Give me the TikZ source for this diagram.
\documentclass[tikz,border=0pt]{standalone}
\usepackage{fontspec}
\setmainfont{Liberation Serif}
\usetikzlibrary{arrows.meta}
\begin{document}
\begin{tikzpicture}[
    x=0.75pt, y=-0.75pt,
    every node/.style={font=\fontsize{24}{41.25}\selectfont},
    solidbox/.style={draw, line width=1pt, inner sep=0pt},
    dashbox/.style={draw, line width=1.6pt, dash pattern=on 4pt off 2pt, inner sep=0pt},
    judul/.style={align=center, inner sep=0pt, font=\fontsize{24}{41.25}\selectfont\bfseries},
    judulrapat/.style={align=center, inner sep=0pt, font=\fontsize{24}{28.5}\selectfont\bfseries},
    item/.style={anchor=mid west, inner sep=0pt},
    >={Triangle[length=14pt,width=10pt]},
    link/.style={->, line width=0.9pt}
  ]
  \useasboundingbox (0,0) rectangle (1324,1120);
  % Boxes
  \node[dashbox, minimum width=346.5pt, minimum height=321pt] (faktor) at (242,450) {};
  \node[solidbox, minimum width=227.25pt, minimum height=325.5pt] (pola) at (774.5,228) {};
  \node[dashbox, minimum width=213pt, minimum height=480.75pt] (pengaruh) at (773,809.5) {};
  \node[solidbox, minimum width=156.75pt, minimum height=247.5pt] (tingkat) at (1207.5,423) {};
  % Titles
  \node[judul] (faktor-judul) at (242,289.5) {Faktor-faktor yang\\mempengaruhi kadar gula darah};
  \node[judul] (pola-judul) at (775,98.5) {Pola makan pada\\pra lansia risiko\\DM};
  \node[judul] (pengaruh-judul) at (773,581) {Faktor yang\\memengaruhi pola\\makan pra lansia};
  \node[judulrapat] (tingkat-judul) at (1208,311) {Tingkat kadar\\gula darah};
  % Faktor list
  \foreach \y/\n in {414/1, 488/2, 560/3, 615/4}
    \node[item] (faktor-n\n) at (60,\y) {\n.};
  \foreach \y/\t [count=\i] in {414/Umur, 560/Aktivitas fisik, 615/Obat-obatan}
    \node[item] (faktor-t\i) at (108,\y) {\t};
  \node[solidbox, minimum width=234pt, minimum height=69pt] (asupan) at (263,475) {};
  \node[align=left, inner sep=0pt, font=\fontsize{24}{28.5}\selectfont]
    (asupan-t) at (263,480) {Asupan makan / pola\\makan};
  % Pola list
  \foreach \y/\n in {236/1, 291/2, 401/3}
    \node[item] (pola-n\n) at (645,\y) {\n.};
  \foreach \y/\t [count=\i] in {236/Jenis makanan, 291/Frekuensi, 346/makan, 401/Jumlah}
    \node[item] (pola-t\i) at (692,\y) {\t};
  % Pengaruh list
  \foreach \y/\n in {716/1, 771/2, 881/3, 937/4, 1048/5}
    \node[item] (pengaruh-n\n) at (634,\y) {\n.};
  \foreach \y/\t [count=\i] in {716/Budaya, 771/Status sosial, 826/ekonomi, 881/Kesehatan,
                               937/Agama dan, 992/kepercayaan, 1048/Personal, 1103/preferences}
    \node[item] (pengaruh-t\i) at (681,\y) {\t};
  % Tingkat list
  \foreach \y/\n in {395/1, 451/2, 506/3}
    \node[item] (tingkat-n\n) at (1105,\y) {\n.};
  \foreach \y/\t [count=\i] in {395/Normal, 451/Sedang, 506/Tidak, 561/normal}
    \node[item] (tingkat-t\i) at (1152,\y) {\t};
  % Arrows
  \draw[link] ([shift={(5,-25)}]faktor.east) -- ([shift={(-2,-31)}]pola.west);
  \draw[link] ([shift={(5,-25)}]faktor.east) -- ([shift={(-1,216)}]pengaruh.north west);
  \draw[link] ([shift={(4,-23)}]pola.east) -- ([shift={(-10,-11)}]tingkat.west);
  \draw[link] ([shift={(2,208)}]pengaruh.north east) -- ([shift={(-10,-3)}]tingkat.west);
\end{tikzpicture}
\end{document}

+===+

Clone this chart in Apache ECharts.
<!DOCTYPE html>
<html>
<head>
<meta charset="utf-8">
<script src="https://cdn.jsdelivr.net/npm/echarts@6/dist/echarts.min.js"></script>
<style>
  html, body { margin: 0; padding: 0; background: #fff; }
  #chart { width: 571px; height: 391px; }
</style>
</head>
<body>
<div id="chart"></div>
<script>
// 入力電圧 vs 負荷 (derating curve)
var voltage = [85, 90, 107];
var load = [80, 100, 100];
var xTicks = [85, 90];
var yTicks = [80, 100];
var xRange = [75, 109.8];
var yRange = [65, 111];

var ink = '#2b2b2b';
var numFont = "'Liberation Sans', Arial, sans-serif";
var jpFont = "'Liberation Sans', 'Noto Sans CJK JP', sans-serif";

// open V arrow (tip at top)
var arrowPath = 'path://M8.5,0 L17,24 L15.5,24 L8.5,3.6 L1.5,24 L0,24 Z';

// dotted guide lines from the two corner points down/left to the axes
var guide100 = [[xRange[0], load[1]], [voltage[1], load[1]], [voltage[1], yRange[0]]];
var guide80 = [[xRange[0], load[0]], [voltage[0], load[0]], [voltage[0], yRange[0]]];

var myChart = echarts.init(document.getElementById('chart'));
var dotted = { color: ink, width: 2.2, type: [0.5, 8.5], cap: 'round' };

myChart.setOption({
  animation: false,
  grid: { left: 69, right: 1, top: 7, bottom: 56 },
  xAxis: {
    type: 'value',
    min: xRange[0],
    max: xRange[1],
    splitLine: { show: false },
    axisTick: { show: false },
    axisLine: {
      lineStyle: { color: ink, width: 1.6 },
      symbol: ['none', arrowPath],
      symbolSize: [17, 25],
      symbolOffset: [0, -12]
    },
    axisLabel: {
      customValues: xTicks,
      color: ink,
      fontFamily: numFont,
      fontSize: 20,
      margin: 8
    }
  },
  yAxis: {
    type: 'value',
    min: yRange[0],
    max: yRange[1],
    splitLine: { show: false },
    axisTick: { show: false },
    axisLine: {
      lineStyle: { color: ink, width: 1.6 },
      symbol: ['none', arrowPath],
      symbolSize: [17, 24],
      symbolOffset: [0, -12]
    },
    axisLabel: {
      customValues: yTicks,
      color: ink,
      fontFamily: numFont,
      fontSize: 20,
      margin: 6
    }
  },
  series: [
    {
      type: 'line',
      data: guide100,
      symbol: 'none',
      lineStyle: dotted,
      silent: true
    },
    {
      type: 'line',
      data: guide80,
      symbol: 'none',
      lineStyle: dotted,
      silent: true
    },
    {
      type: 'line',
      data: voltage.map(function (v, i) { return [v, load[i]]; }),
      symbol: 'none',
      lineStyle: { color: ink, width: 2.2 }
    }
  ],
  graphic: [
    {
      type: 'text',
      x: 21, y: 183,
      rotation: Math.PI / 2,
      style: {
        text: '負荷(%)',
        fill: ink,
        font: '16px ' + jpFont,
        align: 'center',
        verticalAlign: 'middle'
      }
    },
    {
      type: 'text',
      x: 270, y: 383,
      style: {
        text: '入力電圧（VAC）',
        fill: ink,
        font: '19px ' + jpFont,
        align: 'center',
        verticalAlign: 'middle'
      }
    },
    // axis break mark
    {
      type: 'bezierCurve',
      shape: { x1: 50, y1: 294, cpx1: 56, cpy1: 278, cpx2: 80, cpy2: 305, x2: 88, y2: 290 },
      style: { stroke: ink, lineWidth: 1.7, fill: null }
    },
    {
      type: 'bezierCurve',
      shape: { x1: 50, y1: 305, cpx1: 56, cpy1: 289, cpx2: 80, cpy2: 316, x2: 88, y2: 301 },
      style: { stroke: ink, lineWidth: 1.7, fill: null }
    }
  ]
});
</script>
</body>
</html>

+===+

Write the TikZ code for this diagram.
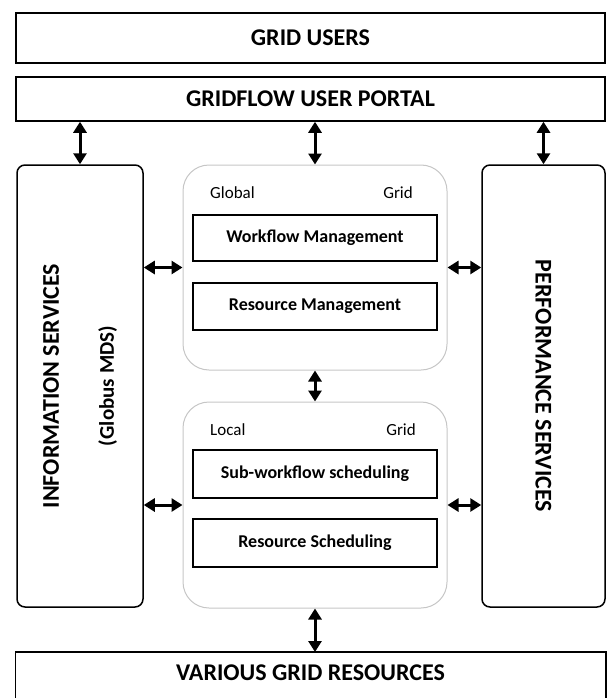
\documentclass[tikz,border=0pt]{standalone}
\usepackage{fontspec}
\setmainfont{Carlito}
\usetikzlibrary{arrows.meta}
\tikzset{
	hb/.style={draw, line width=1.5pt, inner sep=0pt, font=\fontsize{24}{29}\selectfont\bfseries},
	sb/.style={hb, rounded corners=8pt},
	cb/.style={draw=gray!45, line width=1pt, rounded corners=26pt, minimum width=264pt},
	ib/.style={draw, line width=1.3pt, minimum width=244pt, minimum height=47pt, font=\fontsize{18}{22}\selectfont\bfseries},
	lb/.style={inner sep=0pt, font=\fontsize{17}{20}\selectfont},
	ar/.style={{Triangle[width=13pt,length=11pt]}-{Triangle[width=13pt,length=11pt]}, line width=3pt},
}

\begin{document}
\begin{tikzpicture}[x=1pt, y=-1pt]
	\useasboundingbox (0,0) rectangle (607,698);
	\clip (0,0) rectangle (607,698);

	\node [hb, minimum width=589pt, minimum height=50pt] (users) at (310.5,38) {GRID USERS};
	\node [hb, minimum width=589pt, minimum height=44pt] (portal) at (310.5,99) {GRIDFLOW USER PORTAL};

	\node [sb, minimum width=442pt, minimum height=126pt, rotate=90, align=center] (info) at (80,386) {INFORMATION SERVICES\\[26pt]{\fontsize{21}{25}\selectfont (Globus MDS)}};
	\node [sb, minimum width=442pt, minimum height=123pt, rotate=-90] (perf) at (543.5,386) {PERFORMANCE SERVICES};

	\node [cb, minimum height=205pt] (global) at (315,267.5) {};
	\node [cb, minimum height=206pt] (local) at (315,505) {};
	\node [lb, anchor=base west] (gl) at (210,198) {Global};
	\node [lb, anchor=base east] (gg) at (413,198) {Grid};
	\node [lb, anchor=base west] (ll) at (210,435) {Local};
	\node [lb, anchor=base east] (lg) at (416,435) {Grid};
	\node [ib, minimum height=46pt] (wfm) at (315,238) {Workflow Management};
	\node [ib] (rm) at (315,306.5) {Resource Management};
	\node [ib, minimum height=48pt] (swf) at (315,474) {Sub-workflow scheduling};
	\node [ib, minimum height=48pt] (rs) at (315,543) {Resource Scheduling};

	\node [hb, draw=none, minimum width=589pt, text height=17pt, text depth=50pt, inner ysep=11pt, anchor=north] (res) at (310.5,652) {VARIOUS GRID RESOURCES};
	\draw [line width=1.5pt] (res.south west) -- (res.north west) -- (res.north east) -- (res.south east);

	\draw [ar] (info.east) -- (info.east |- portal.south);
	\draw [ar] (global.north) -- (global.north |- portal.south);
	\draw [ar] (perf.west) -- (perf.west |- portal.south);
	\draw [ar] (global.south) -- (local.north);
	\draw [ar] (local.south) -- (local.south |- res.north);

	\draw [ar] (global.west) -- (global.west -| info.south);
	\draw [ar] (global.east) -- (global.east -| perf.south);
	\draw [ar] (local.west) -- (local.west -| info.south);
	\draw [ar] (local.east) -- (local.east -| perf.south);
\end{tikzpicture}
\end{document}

+===+

Leave out the pictures and quote exactly the lines from the one where "Write the TikZ code for this diagram." appears to the one where "minimum height=123pt, rotate=-90]" appears, both ends counted.

__Finished answer__:
Write the TikZ code for this diagram.
\documentclass[tikz,border=0pt]{standalone}
\usepackage{fontspec}
\setmainfont{Carlito}
\usetikzlibrary{arrows.meta}
\tikzset{
	hb/.style={draw, line width=1.5pt, inner sep=0pt, font=\fontsize{24}{29}\selectfont\bfseries},
	sb/.style={hb, rounded corners=8pt},
	cb/.style={draw=gray!45, line width=1pt, rounded corners=26pt, minimum width=264pt},
	ib/.style={draw, line width=1.3pt, minimum width=244pt, minimum height=47pt, font=\fontsize{18}{22}\selectfont\bfseries},
	lb/.style={inner sep=0pt, font=\fontsize{17}{20}\selectfont},
	ar/.style={{Triangle[width=13pt,length=11pt]}-{Triangle[width=13pt,length=11pt]}, line width=3pt},
}

\begin{document}
\begin{tikzpicture}[x=1pt, y=-1pt]
	\useasboundingbox (0,0) rectangle (607,698);
	\clip (0,0) rectangle (607,698);

	\node [hb, minimum width=589pt, minimum height=50pt] (users) at (310.5,38) {GRID USERS};
	\node [hb, minimum width=589pt, minimum height=44pt] (portal) at (310.5,99) {GRIDFLOW USER PORTAL};

	\node [sb, minimum width=442pt, minimum height=126pt, rotate=90, align=center] (info) at (80,386) {INFORMATION SERVICES\\[26pt]{\fontsize{21}{25}\selectfont (Globus MDS)}};
	\node [sb, minimum width=442pt, minimum height=123pt, rotate=-90] (perf) at (543.5,386) {PERFORMANCE SERVICES};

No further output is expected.